Rachmaninov: Etudes-tableaux op. 39; Six Poemes op. 38
Alexander Melnikov; Elena Brilova (harmonia mundi)
Альбом пианиста Александра Мельникова, посвященный зрелому и позднему Рахманинову, открывают "Этюды-картины" 1917 года, исполнение которых не назовешь иначе чем ошеломляющим. Совершенная техника, психологическая изощренность, опытное и вдохновенное обращение с полифонической фактурой — такой пронзительной, сильной и художественно выверенной трактовке сложно чем-либо возразить. По крайней мере столь же сильного впечатления добивается Мельников и в "Вариациях на тему Корелли" (они тоже включены в программу), звучащих у него все с тем же приглушенным блеском техники и с мрачным великолепием ярости, острой, глубокой и отчаянной. Смущает разве что работа сопрано Елены Брилевой, поющей здесь "Шесть стихотворений": право, это совсем не то качество вокала, которого заслуживают эти вещи, этот аккомпанемент и эта программа. Изящное чувство фразы и тонкость эмоционального рисунка безнадежно проигрывают при сочетании с усталым, блеклым и тремолирующим голосом.

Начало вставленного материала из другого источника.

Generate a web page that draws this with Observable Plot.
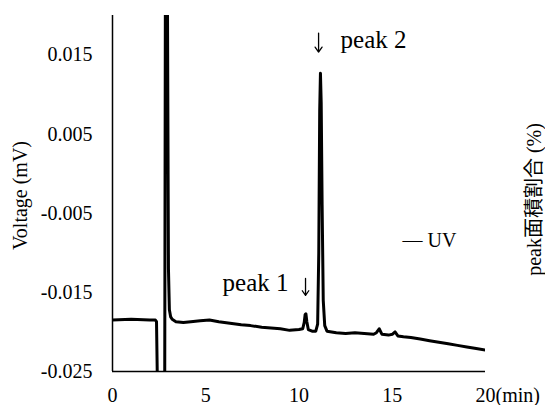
<!DOCTYPE html>
<html>
<head>
<meta charset="utf-8">
<script src="https://cdn.jsdelivr.net/npm/d3@7"></script>
<script src="https://cdn.jsdelivr.net/npm/@observablehq/plot@0.6"></script>
<style>
  html, body { margin: 0; padding: 0; background: white; }
</style>
</head>
<body>
<div id="chart"></div>
<script>
// Chromatogram trace (time in min, voltage in mV)
const time = [0, 1, 2, 2.3, 2.36, 2.41, 2.80, 2.84, 2.88, 2.95, 3.0, 3.05, 3.12, 3.2, 3.4, 3.8, 4.2, 4.7, 5.2, 5.7, 6.3, 6.9, 7.4, 8.0, 8.5, 9.0, 9.5, 10.0, 10.2, 10.28, 10.33, 10.37, 10.42, 10.5, 10.7, 10.9, 11.0, 11.06, 11.11, 11.15, 11.19, 11.24, 11.3, 11.38, 11.5, 12.0, 12.5, 13.0, 13.5, 14.0, 14.15, 14.3, 14.45, 14.8, 15.0, 15.15, 15.3, 15.6, 16.0, 16.5, 17.0, 17.5, 18.0, 18.5, 19.0, 19.5, 20.0];
const voltage = [-0.0185, -0.0184, -0.0185, -0.0185, -0.0187, -0.027, -0.027, 0.03, 0.05, 0.02, -0.012, -0.0172, -0.0181, -0.0184, -0.0187, -0.0188, -0.0187, -0.0186, -0.0185, -0.0187, -0.0189, -0.0191, -0.0192, -0.0194, -0.0195, -0.0196, -0.0198, -0.0197, -0.0196, -0.0188, -0.0178, -0.0177, -0.0187, -0.0197, -0.0199, -0.0199, -0.0190, -0.010, 0.008, 0.0127, 0.009, -0.004, -0.0160, -0.0192, -0.0199, -0.0201, -0.0202, -0.0201, -0.0202, -0.0203, -0.0201, -0.0196, -0.0203, -0.0204, -0.0203, -0.0200, -0.0205, -0.0206, -0.0207, -0.0209, -0.0211, -0.0213, -0.0215, -0.0217, -0.0219, -0.0221, -0.0223];

const xTicks = [0, 5, 10, 15, 20];
const yTicks = [-0.025, -0.015, -0.005, 0.005, 0.015];

// Peak annotations (arrow position and label)
const peakNames = ["peak 2", "peak 1"];
const arrowTime = [11.05, 10.35];
const arrowTop = [0.01778, -0.01323];
const arrowBottom = [0.01538, -0.01538];
const labelY = [0.0169, -0.01386];
const labelSide = ["right", "left"];

const seriesName = "UV";
const yLabel = "Voltage (mV)";
const y2Label = "peak面積割合 (%)";
const xUnit = "(min)";

const trace = time.map((t, i) => ({t, v: voltage[i]}));
const peaks = peakNames.map((name, i) => ({name, t: arrowTime[i], y1: arrowTop[i], y2: arrowBottom[i], ly: labelY[i], side: labelSide[i]}));

const ff = "Liberation Serif, DejaVu Serif, Noto Sans CJK JP, serif";
const T = {fontSize: 20, fontFamily: ff};

const chart = Plot.plot({
  width: 545,
  height: 405,
  marginLeft: 112,
  marginRight: 60,
  marginTop: 15,
  marginBottom: 34,
  style: "font-family: " + ff + "; font-size: 20px; color: black; background: white; overflow: visible;",
  x: {domain: [0, 20]},
  y: {domain: [-0.025, 0.020]},
  marks: [
    Plot.axisX(xTicks, {...T, tickSize: 0, tickPadding: 16, tickFormat: d => String(d), label: null}),
    Plot.axisY(yTicks, {...T, tickSize: 0, tickPadding: 20, tickFormat: d => d.toFixed(3), label: null}),
    Plot.ruleX([0], {stroke: "black", strokeWidth: 1.5}),
    Plot.ruleY([-0.025], {stroke: "black", strokeWidth: 1.5}),
    Plot.line(trace, {x: "t", y: "v", stroke: "black", strokeWidth: 3, strokeLinejoin: "round", clip: true}),
    Plot.text([xUnit], {...T, x: 20, y: -0.025, dx: 10, dy: 16, textAnchor: "start", lineAnchor: "top"}),
    Plot.arrow(peaks, {x: "t", y1: "y1", y2: "y2", stroke: "black", strokeWidth: 1.3, headLength: 7, headAngle: 70}),
    Plot.text(peaks.filter(d => d.side === "right"), {...T, fontSize: 25, x: "t", y: "ly", text: "name", textAnchor: "start", dx: 22}),
    Plot.text(peaks.filter(d => d.side === "left"), {...T, fontSize: 25, x: "t", y: "ly", text: "name", textAnchor: "end", dx: -17}),
    Plot.text(["\u2014\u00a0" + seriesName], {...T, frameAnchor: "right", dx: -83, dy: 47, textAnchor: "start"}),
    Plot.text([yLabel], {...T, frameAnchor: "left", dx: -92, dy: 2, rotate: -90, textAnchor: "middle"}),
    Plot.text([y2Label], {...T, frameAnchor: "right", dx: 49, dy: 6, rotate: -90, textAnchor: "middle"})
  ]
});
document.getElementById("chart").appendChild(chart);
</script>
</body>
</html>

Buxtehude: "In te Domine speravi": Cantatas & Motets
Ens. Currende, E. van Nevel (Accent)
Хотя чаще всего Дитриха Букстехуде вспоминают как того великого органиста, ради уроков которого Бах в молодости прошагал четыреста верст, его вокальная духовная музыка — явление настолько обаятельное, своеобразное и на свой лад крупное, что и ее негоже забывать. Латинские и немецкие кантаты и мотеты, которые здесь исполняет нидерландский ансамбль Currende, кажутся тем переходным звеном, без которого не могли бы появиться ни Бах, ни Гендель. Звучат они, как и положено плодам созерцательного лютеранского благочестия, чуждого католической аффектированности, но все-таки не пренебрегающего утонченной образностью итальянской духовной музыки XVII века. Проникновенная, чуть аскетичная, скромная в смысле исполнительского состава, эта музыка тем не менее ложится на слух с какой-то даже неожиданной, почти несерьезной легкостью. Немного разреженное, "церковное" по акустике звучание ансамбля иногда кажется несколько пресным, но его расслабленная лучезарность не мешает замечать у Букстехуде почти оперную бойкость иных мелодий.